[Charts and diagrams as code]
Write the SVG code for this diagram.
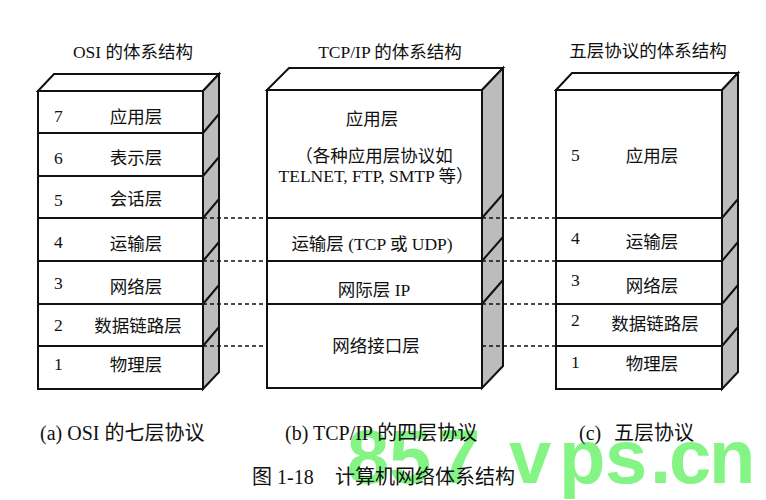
<svg xmlns="http://www.w3.org/2000/svg" width="766" height="500" viewBox="0 0 766 500">
<style>
  .bg { fill: #ffffff; }
  .face { fill: #ffffff; stroke: #111; stroke-width: 2; stroke-linejoin: miter; }
  .side { fill: #bcbcbc; stroke: #111; stroke-width: 2; stroke-linejoin: miter; }
  .diag { stroke: #111; stroke-width: 2; fill: none; }
  .layer { fill: #ffffff; stroke: #111; stroke-width: 2; }
  .dash { stroke: #111; stroke-width: 1.4; stroke-dasharray: 4 3; fill: none; }
  .t { font-family: "Liberation Serif", "Noto Sans CJK SC", serif; font-size: 17.5px; fill: #111; }
  .c { text-anchor: middle; }
  .cap { font-family: "Liberation Serif", "Noto Sans CJK SC", serif; font-size: 20px; fill: #111; }
  .wm { font-family: "Liberation Sans", "DejaVu Sans", sans-serif; font-weight: bold; font-size: 76px; fill: #84f584; }
</style>
<rect class="bg" x="0" y="0" width="766" height="500"/>

<!-- Headers -->
<text class="t c" x="133" y="58">OSI 的体系结构</text>
<text class="t c" x="390" y="58">TCP/IP 的体系结构</text>
<text class="t c" x="648" y="57">五层协议的体系结构</text>

<!-- OSI stack frame -->
<g id="osi-frame">
  <polygon class="face" points="38,91 54,74 219,74 203,91"/>
  <polygon class="side" points="203,91 219,74 219,372 203,389"/>
  <line class="diag" x1="203" y1="133" x2="219" y2="114"/>
  <line class="diag" x1="203" y1="176" x2="219" y2="157"/>
  <line class="diag" x1="203" y1="218" x2="219" y2="199"/>
  <line class="diag" x1="203" y1="261" x2="219" y2="242"/>
  <line class="diag" x1="203" y1="304" x2="219" y2="285"/>
  <line class="diag" x1="203" y1="346" x2="219" y2="327"/>
</g>
<g id="osi-7"><rect class="layer" x="38" y="91" width="165" height="42"/><text class="t" x="54" y="122">7</text><text class="t c" x="136" y="122.5">应用层</text></g>
<g id="osi-6"><rect class="layer" x="38" y="133" width="165" height="43"/><text class="t" x="54" y="164">6</text><text class="t c" x="136" y="163.5">表示层</text></g>
<g id="osi-5"><rect class="layer" x="38" y="176" width="165" height="42"/><text class="t" x="54" y="206">5</text><text class="t c" x="136" y="204.5">会话层</text></g>
<g id="osi-4"><rect class="layer" x="38" y="218" width="165" height="43"/><text class="t" x="54" y="248">4</text><text class="t c" x="136" y="249.5">运输层</text></g>
<g id="osi-3"><rect class="layer" x="38" y="261" width="165" height="43"/><text class="t" x="54" y="289">3</text><text class="t c" x="136" y="292.5">网络层</text></g>
<g id="osi-2"><rect class="layer" x="38" y="304" width="165" height="42"/><text class="t" x="54" y="331">2</text><text class="t c" x="138" y="331.5">数据链路层</text></g>
<g id="osi-1"><rect class="layer" x="38" y="346" width="165" height="43"/><text class="t" x="54" y="370">1</text><text class="t c" x="136" y="370.5">物理层</text></g>

<!-- TCP/IP stack frame -->
<g id="tcpip-frame">
  <polygon class="face" points="267,90 289,68 503,68 482,90"/>
  <polygon class="side" points="482,90 503,68 503,366 482,388"/>
  <line class="diag" x1="482" y1="218" x2="503" y2="194"/>
  <line class="diag" x1="482" y1="261" x2="503" y2="237"/>
  <line class="diag" x1="482" y1="304" x2="503" y2="280"/>
</g>
<g id="tcpip-app"><rect class="layer" x="267" y="90" width="215" height="128"/>
  <text class="t c" x="372" y="124.5">应用层</text>
  <text class="t c" x="374" y="161.5">（各种应用层协议如</text>
  <text class="t c" x="376" y="181.5">TELNET, FTP, SMTP 等）</text>
</g>
<g id="tcpip-transport"><rect class="layer" x="267" y="218" width="215" height="43"/><text class="t c" x="372" y="249.5">运输层 (TCP 或 UDP)</text></g>
<g id="tcpip-internet"><rect class="layer" x="267" y="261" width="215" height="43"/><text class="t c" x="374" y="295.5">网际层 IP</text></g>
<g id="tcpip-netif"><rect class="layer" x="267" y="304" width="215" height="84"/><text class="t c" x="376" y="351.5">网络接口层</text></g>

<!-- Five-layer stack frame -->
<g id="five-frame">
  <polygon class="face" points="556,90 572,73 738,73 722,90"/>
  <polygon class="side" points="722,90 738,73 738,372 722,389"/>
  <line class="diag" x1="722" y1="218" x2="738" y2="199"/>
  <line class="diag" x1="722" y1="261" x2="738" y2="242"/>
  <line class="diag" x1="722" y1="304" x2="738" y2="285"/>
  <line class="diag" x1="722" y1="346" x2="738" y2="327"/>
</g>
<g id="five-5"><rect class="layer" x="556" y="90" width="166" height="128"/><text class="t" x="571" y="161">5</text><text class="t c" x="652" y="161.5">应用层</text></g>
<g id="five-4"><rect class="layer" x="556" y="218" width="166" height="43"/><text class="t" x="571" y="244">4</text><text class="t c" x="652" y="248">运输层</text></g>
<g id="five-3"><rect class="layer" x="556" y="261" width="166" height="43"/><text class="t" x="571" y="286">3</text><text class="t c" x="652" y="291.5">网络层</text></g>
<g id="five-2"><rect class="layer" x="556" y="304" width="166" height="42"/><text class="t" x="571" y="326">2</text><text class="t c" x="655" y="330">数据链路层</text></g>
<g id="five-1"><rect class="layer" x="556" y="346" width="166" height="43"/><text class="t" x="571" y="368">1</text><text class="t c" x="652" y="370">物理层</text></g>

<!-- Connectors -->
<g id="connectors">
  <line class="dash" x1="203" y1="218" x2="267" y2="218"/>
  <line class="dash" x1="203" y1="261" x2="267" y2="261"/>
  <line class="dash" x1="203" y1="304" x2="267" y2="304"/>
  <line class="dash" x1="203" y1="346" x2="267" y2="346"/>
  <line class="dash" x1="482" y1="218" x2="556" y2="218"/>
  <line class="dash" x1="482" y1="261" x2="556" y2="261"/>
  <line class="dash" x1="482" y1="304" x2="556" y2="304"/>
  <line class="dash" x1="482" y1="346" x2="556" y2="346"/>
</g>

<!-- Watermark -->
<g id="watermark">
  <text class="wm" x="347 389 438 509 559 605 650 669 709" y="483">857vps.cn</text>
</g>

<!-- Captions -->
<g id="captions">
  <text class="cap" x="40" y="440">(a) OSI 的七层协议</text>
  <text class="cap" x="285" y="440">(b) TCP/IP 的四层协议</text>
  <text class="cap" y="440"><tspan x="579">(c)</tspan><tspan x="614">五层协议</tspan></text>
  <text class="cap" y="484"><tspan x="252">图 1-18</tspan><tspan x="335">计算机网络体系结构</tspan></text>
</g>
</svg>
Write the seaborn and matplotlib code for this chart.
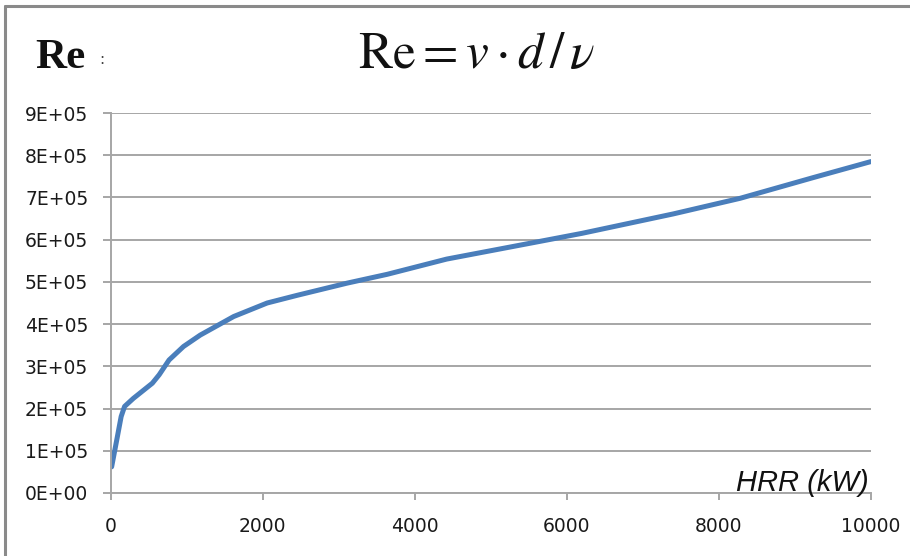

* GOAL
Scan the material above. Extract every line in which the word "this" occurs.

* RESULT OF THE TASK
Write the SVG code for this diagram.
Write the seaborn and matplotlib code for this chart.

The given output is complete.